The data suggest that only a minority of organizations, those executing well, redesigning workflows, and investing in talent, are achieving meaningful AI value. For investors, this means it may make sense to differentiate between companies with discipline and operational maturity versus those chasing buzz.

3. Be attentive to cost-savings and operational impact

As large enterprises become more cautious, vendors and service providers may shift emphasis from grand transformational ambitions to more modest efficiency or cost-optimization use-cases. Investors should look for signals that companies are pivoting from “AI must transform everything” to “AI must deliver measurable performance improvement.” 

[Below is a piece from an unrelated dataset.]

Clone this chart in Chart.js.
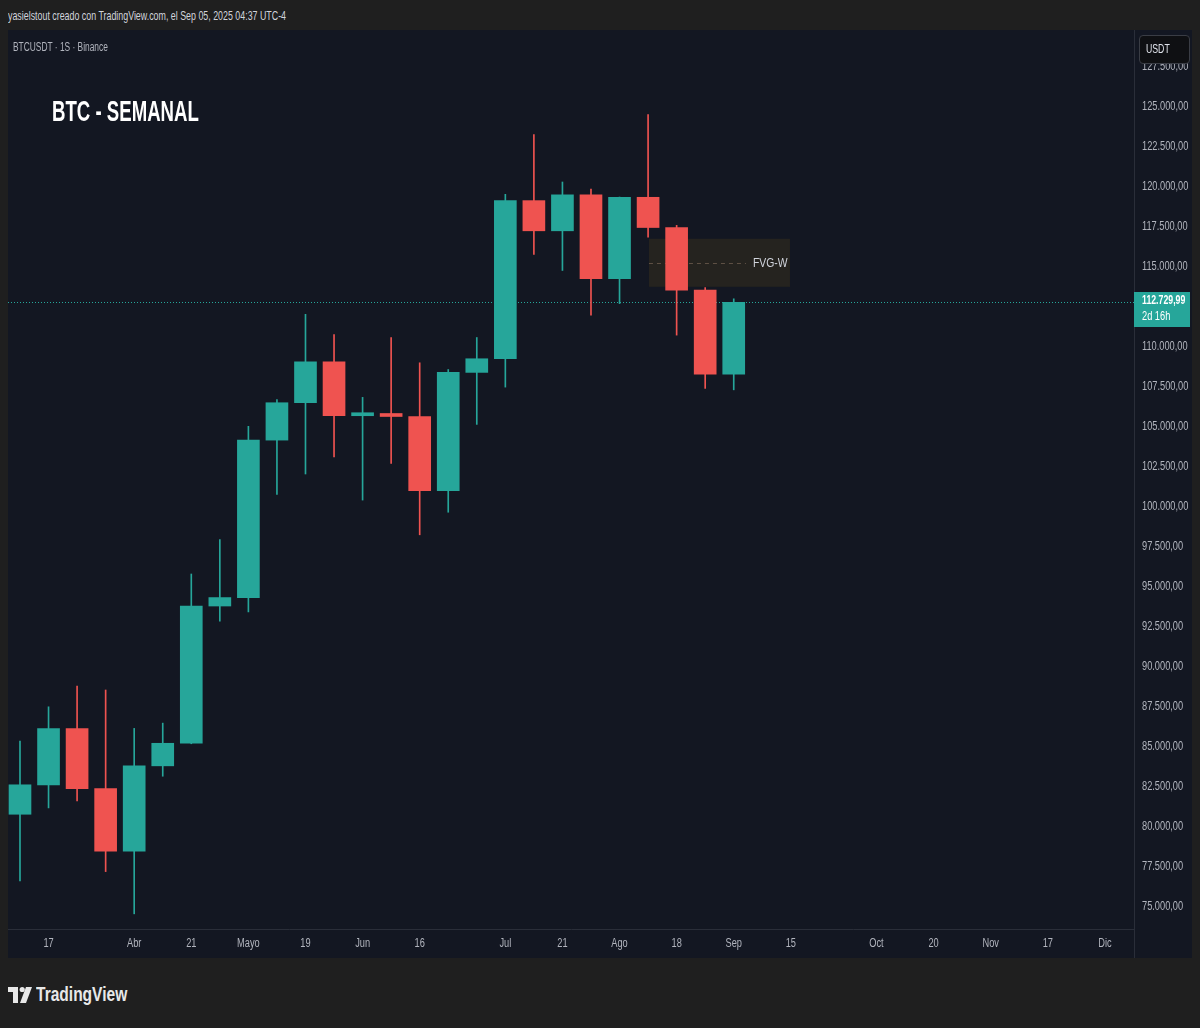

4. Risk of valuation overshoot

The Massachusetts Institute of Technology (MIT) found that only about 5 % of more than 300 AI projects delivered measurable gains. That suggests a high failure or under-performance rate. this serves as a warning flag for investors relying on AI hype as a key driver of value. 

5. Sector & size differentiation

Not all companies are equal: Large firms seem to be decelerating adoption more than smaller or more agile ones; some industries (technology, media, TMT, healthcare) are further ahead than others. It may pay to consider which firms are realistic about deployment, and which may struggle. 

The Bottom Line

The story isn’t that AI is dead or irrelevant; it is far from it. Use of AI remains broad and growing in many firms. But the “let’s pour money into AI and expect immediate transformative growth” narrative appears to be encountering hard reality. For investors, that means adjusting expectations: focus more on execution, value delivery, clear business cases and governance, rather than hype alone. As companies become more selective and conservative about how they deploy AI, the market may reward those who can demonstrate real operational improvements and penalize those whose AI ambition exceeds their ability to deliver.